Le projet de loi « Croissance et pouvoir d’achat » sur la réforme des professions réglementées met hors de lui le monde de la pharmacie officinale, à quelques jours des arbitrages sur ce dossier.
Le texte en l’état écorne le monopole de dispensation en permettant la vente des médicaments à prescription facultative hors officines ; il autorise l’ouverture à des tiers du capital des SEL (sociétés d’exercice libéral) à hauteur de moins de 50 % ; enfin, il assouplit les conditions de regroupement des pharmacies.
Les grandes surfaces dans le collimateur
Mais les jeux ne sont pas faits. Alors que les professions libérales se mobilisent, Marisol Touraine a indiqué qu’elle était « défavorable » à la vente hors officines des médicaments à prescription obligatoire.
Catherine Lemorton, présidente socialiste de la commission des affaires sociales de l’Assemblée nationale (et pharmacienne de formation) a déjà signifié elle aussi son désaccord : « Une telle mesure, si elle devait être adoptée, juge-t-elle, mettrait à mal toute la politique menée visant à ce que les Français consomment moins de médicaments. Ce ne sont certainement pas les grandes surfaces qui permettront d’atteindre cet objectif ».
Bon usage
Les officinaux prennent l’affaire au sérieux. Le président l’Union des syndicats de pharmaciens d’officine (USPO), Gilles Bonnefond, dénonce « un projet de loi rédigé par la grande distribution pour la grande distribution, des gens qui n’ont aucune compétence en santé ».
Même tonalité du côté de l’Union nationale des pharmacies de France (UNPF). Michel Caillaud, son président (démissionnaire pour raisons personnelles) parle de projet « démagogique ». Il critique le « paradoxe » qui consiste à « prôner à la fois le bon usage du médicament et sa distribution en grande surface ». Et prend l’exemple du Paracétamol. Il assure qu’en un an en France, seuls six cas de surconsommation ont été enregistrés, contre 600 au Royaume-Uni où il est en vente en grande surface.

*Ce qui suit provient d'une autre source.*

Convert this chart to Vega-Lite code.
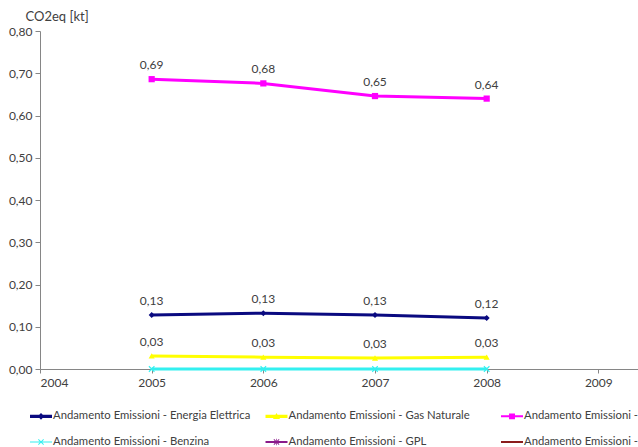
{
  "$schema": "https://vega.github.io/schema/vega-lite/v6.json",
  "width": 603,
  "height": 338,
  "autosize": {"type": "none"},
  "padding": {"left": 40, "top": 31, "right": 0, "bottom": 78},
  "background": "white",
  "config": {
    "locale": {"number": {"decimal": ",", "thousands": ".", "grouping": [3], "currency": ["", " €"]}},
    "font": "Lato",
    "view": {"stroke": null},
    "axis": {
      "domainColor": "#868686",
      "tickColor": "#868686",
      "labelColor": "#404040",
      "labelFont": "Lato",
      "labelFontSize": 12,
      "grid": false
    },
    "legend": {"labelFont": "Lato", "labelFontSize": 11.3, "labelColor": "#404040"}
  },
  "data": {
    "values": [
      {"year": 2005, "serie": "Andamento Emissioni - Energia Elettrica", "value": 0.128},
      {"year": 2006, "serie": "Andamento Emissioni - Energia Elettrica", "value": 0.132},
      {"year": 2007, "serie": "Andamento Emissioni - Energia Elettrica", "value": 0.128},
      {"year": 2008, "serie": "Andamento Emissioni - Energia Elettrica", "value": 0.121},
      {"year": 2005, "serie": "Andamento Emissioni - Gas Naturale", "value": 0.031},
      {"year": 2006, "serie": "Andamento Emissioni - Gas Naturale", "value": 0.028},
      {"year": 2007, "serie": "Andamento Emissioni - Gas Naturale", "value": 0.026},
      {"year": 2008, "serie": "Andamento Emissioni - Gas Naturale", "value": 0.028},
      {"year": 2005, "serie": "Andamento Emissioni - Gasolio", "value": 0.686},
      {"year": 2006, "serie": "Andamento Emissioni - Gasolio", "value": 0.676},
      {"year": 2007, "serie": "Andamento Emissioni - Gasolio", "value": 0.646},
      {"year": 2008, "serie": "Andamento Emissioni - Gasolio", "value": 0.64},
      {"year": 2005, "serie": "Andamento Emissioni - Benzina", "value": 0},
      {"year": 2006, "serie": "Andamento Emissioni - Benzina", "value": 0},
      {"year": 2007, "serie": "Andamento Emissioni - Benzina", "value": 0},
      {"year": 2008, "serie": "Andamento Emissioni - Benzina", "value": 0}
    ]
  },
  "encoding": {
    "x": {
      "field": "year",
      "type": "quantitative",
      "scale": {"domain": [2004, 2009.4], "nice": false, "zero": false},
      "axis": {"title": null, "values": [2004, 2005, 2006, 2007, 2008, 2009], "format": "d", "tickSize": 4, "labelPadding": 4}
    },
    "y": {
      "field": "value",
      "type": "quantitative",
      "scale": {"domain": [0, 0.8], "nice": false},
      "axis": {
        "title": "CO2eq [kt]",
        "titleAngle": 0,
        "titleAlign": "left",
        "titleBaseline": "middle",
        "titleX": -15,
        "titleY": -15,
        "titleFont": "Lato",
        "titleFontSize": 13,
        "titleFontWeight": "normal",
        "titleColor": "#404040",
        "values": [0, 0.1, 0.2, 0.3, 0.4, 0.5, 0.6, 0.7, 0.8],
        "format": ",.2f",
        "tickSize": 5,
        "labelPadding": 3
      }
    }
  },
  "layer": [
    {
      "mark": {"type": "line"},
      "encoding": {
        "color": {
          "field": "serie",
          "type": "nominal",
          "scale": {
            "domain": [
              "Andamento Emissioni - Energia Elettrica",
              "Andamento Emissioni - Gas Naturale",
              "Andamento Emissioni - Gasolio",
              "Andamento Emissioni - Benzina",
              "Andamento Emissioni - GPL",
              "Andamento Emissioni - Biomasse"
            ],
            "range": ["#0a0a80", "#ffff00", "#ff00ff", "#33f0f0", "#8a1a8a", "#8b1c1c"]
          },
          "legend": {
            "title": null,
            "orient": "none",
            "legendX": -10,
            "legendY": 374,
            "direction": "horizontal",
            "columns": 3,
            "gridAlign": "all",
            "columnPadding": 14.5,
            "rowPadding": 9,
            "symbolSize": 484,
            "symbolStrokeWidth": 0,
            "labelOffset": 1,
            "labelLimit": 400,
            "labelExpr": "datum.value == 'Andamento Emissioni - Gasolio' || datum.value == 'Andamento Emissioni - Biomasse' ? 'Andamento Emissioni -' : datum.label",
            "encode": {
              "symbols": {
                "update": {
                  "shape": {"signal": "['M-1,-0.14H1V0.14H-1Z M0,-0.3L0.3,0L0,0.3L-0.3,0Z', 'M-1,-0.14H1V0.14H-1Z M0,-0.3L0.32,0.25H-0.32Z', 'M-1,-0.09H1V0.09H-1Z M-0.27,-0.27H0.27V0.27H-0.27Z', 'M-1,-0.05H1V0.05H-1Z M-0.27,-0.21L-0.21,-0.27L0.27,0.21L0.21,0.27Z M0.21,-0.27L0.27,-0.21L-0.21,0.27L-0.27,0.21Z', 'M-1,-0.09H1V0.09H-1Z M-0.27,-0.21L-0.21,-0.27L0.27,0.21L0.21,0.27Z M0.21,-0.27L0.27,-0.21L-0.21,0.27L-0.27,0.21Z M-0.03,-0.3H0.03V0.3H-0.03Z', 'M-1,-0.09H1V0.09H-1Z'][indexof(['Andamento Emissioni - Energia Elettrica', 'Andamento Emissioni - Gas Naturale', 'Andamento Emissioni - Gasolio', 'Andamento Emissioni - Benzina', 'Andamento Emissioni - GPL', 'Andamento Emissioni - Biomasse'], datum.value)]"},
                  "fill": {"scale": "color", "field": "value"},
                  "strokeWidth": {"value": 0},
                  "opacity": {"value": 1}
                }
              }
            }
          }
        },
        "strokeWidth": {
          "field": "serie",
          "type": "nominal",
          "scale": {
            "domain": [
              "Andamento Emissioni - Energia Elettrica",
              "Andamento Emissioni - Gas Naturale",
              "Andamento Emissioni - Gasolio",
              "Andamento Emissioni - Benzina"
            ],
            "range": [3, 3, 2, 1.2]
          },
          "legend": null
        }
      }
    },
    {
      "mark": {"type": "point", "filled": true, "opacity": 1},
      "encoding": {
        "color": {"field": "serie", "type": "nominal", "legend": null},
        "shape": {
          "field": "serie",
          "type": "nominal",
          "scale": {
            "domain": [
              "Andamento Emissioni - Energia Elettrica",
              "Andamento Emissioni - Gas Naturale",
              "Andamento Emissioni - Gasolio",
              "Andamento Emissioni - Benzina"
            ],
            "range": [
              "diamond",
              "triangle-up",
              "square",
              "M-1,-0.75L-0.75,-1L1,0.75L0.75,1Z M0.75,-1L1,-0.75L-0.75,1L-1,0.75Z"
            ]
          },
          "legend": null
        },
        "size": {
          "field": "serie",
          "type": "nominal",
          "scale": {
            "domain": [
              "Andamento Emissioni - Energia Elettrica",
              "Andamento Emissioni - Gas Naturale",
              "Andamento Emissioni - Gasolio",
              "Andamento Emissioni - Benzina"
            ],
            "range": [36, 40, 40, 36]
          },
          "legend": null
        }
      }
    },
    {
      "transform": [{"filter": "datum.value > 0.005"}],
      "mark": {"type": "text", "dy": -14, "fontSize": 12, "font": "Lato", "color": "#404040", "baseline": "middle"},
      "encoding": {
        "text": {"field": "value", "type": "quantitative", "format": ",.2f"}
      }
    }
  ]
}
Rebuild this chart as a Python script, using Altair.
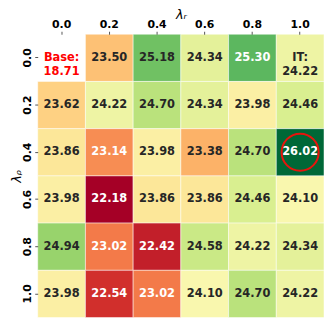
import altair as alt
import pandas as pd

lam_r = ["0.0", "0.2", "0.4", "0.6", "0.8", "1.0"]
lam_rho = ["0.0", "0.2", "0.4", "0.6", "0.8", "1.0"]
values = [
    [None, 23.50, 25.18, 24.34, 25.30, 24.22],
    [23.62, 24.22, 24.70, 24.34, 23.98, 24.46],
    [23.86, 23.14, 23.98, 23.38, 24.70, 26.02],
    [23.98, 22.18, 23.86, 23.86, 24.46, 24.10],
    [24.94, 23.02, 22.42, 24.58, 24.22, 24.34],
    [23.98, 22.54, 23.02, 24.10, 24.70, 24.22],
]
base_value = 18.71
it_value = 24.22
white_text_cells = {(2, 1), (3, 1), (4, 1), (4, 2), (5, 1), (5, 2), (0, 4), (2, 5)}
highlight = ("1.0", "0.4")

rows = []
for i, rho in enumerate(lam_rho):
    for j, r in enumerate(lam_r):
        v = values[i][j]
        if v is None:
            label = f"Base:\n{base_value:.2f}"
            tcol = "#ff0000"
        elif i == 0 and j == 5:
            label = f"IT:\n{it_value:.2f}"
            tcol = "#262626"
        else:
            label = f"{v:.2f}"
            tcol = "#ffffff" if (i, j) in white_text_cells else "#262626"
        rows.append({"lr": r, "lrho": rho, "value": v, "label": label, "tcol": tcol})
df = pd.DataFrame(rows)
hl = pd.DataFrame([{"lr": highlight[0], "lrho": highlight[1]}])

xenc = alt.X("lr:N", sort=lam_r, scale=alt.Scale(paddingInner=0, paddingOuter=0),
             axis=alt.Axis(orient="top", title="λᵣ", titleFontStyle="italic",
                           titleFontWeight="normal", titleFontSize=13,
                           titleX=144.5, titleY=-16, titleBaseline="alphabetic",
                           titleAlign="center",
                           labelFontWeight="bold", labelFontSize=11, labelAngle=0,
                           labelColor="#000000", tickSize=3, tickColor="#555555",
                           domain=False, labelPadding=2, titleColor="#000000",
                           labelFont="DejaVu Sans", titleFont="DejaVu Sans"))
yenc = alt.Y("lrho:N", sort=lam_rho, scale=alt.Scale(paddingInner=0, paddingOuter=0),
             axis=alt.Axis(title="λᵨ", titleFontStyle="italic", titleFontWeight="normal",
                           titleFontSize=13, titleX=-21, titleY=143, titleAngle=270,
                           titleBaseline="middle", titleAlign="center",
                           labelFontWeight="bold",
                           labelFontSize=11, labelAngle=270, labelAlign="center",
                           labelBaseline="bottom", labelColor="#000000",
                           tickSize=3, tickColor="#555555", domain=False, labelPadding=2,
                           titleColor="#000000", labelFont="DejaVu Sans",
                           titleFont="DejaVu Sans"))

rect = alt.Chart(df).mark_rect(stroke="white", strokeWidth=0.5).encode(
    x=xenc, y=yenc,
    color=alt.condition("datum.value == null", alt.value("white"),
                        alt.Color("value:Q", scale=alt.Scale(scheme="redyellowgreen",
                                                             domain=[22.18, 26.02]),
                                  legend=None)),
)
text = alt.Chart(df).mark_text(fontWeight="bold", fontSize=11.5, font="DejaVu Sans",
                               lineBreak="\n", lineHeight=14).encode(
    x=alt.X("lr:N", sort=lam_r), y=alt.Y("lrho:N", sort=lam_rho),
    text="label:N", color=alt.Color("tcol:N", scale=None, legend=None),
)
circle = alt.Chart(hl).mark_point(shape="circle", filled=False, stroke="#e8140c",
                                  strokeWidth=2, size=1400, opacity=1).encode(
    x=alt.X("lr:N", sort=lam_r), y=alt.Y("lrho:N", sort=lam_rho),
)

chart = (rect + text + circle).resolve_scale(color="independent").properties(
    width=289, height=286,
    autosize=alt.AutoSizeParams(type="none"),
    padding={"left": 30, "top": 25, "right": 0, "bottom": 0},
).configure_view(strokeWidth=0)

chart.save("out.html", embed_options={"renderer": "svg", "actions": False})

Philippe Gaertner (FSPF), dans un communiqué commun avec l’UNPF, dit partager « l’exaspération et l’angoisse légitimes des officinaux qui s’expriment par de nombreux appels à l’action ».
Gilles Bonnefond (USPO) met dans le même sac la fin du monopole de dispensation, l’ouverture du capital des SEL et l’assouplissement des conditions de regroupement des pharmacies. « L’ouverture du capital serait la pire des choses, juge-t-il. Si le pharmacien devient dépendant d’actionnaires extérieurs, il cessera d’être un professionnel de santé pour devenir un serviteur du capital. »
Blocage de la chaîne du médicament ?
La riposte à adopter divise encore. À l’USPO, Gilles Bonnefond prévient qu’une grève des gardes est déjà programmée à partir du 25 septembre. Une pétition va être adressée à la population sur le thème « La santé n’est pas un commerce, il faut que les médicaments restent en pharmacie ». « Si on ne nous écoute pas, nous pourrions entamer un mouvement plus sauvage avec le blocage de la chaîne du médicament », précise-t-il.
À l’UNPF, on met un bémol. « Nous ne sommes pas partisans de ce type d’actions, précise Michel Caillaud. On n’a pas le droit de prendre en otages les médicaments ni les prescriptions des médecins. » Tout juste confie-t-il que la riposte pourrait être « violente » et que des actions dans les gares pourraient être menées.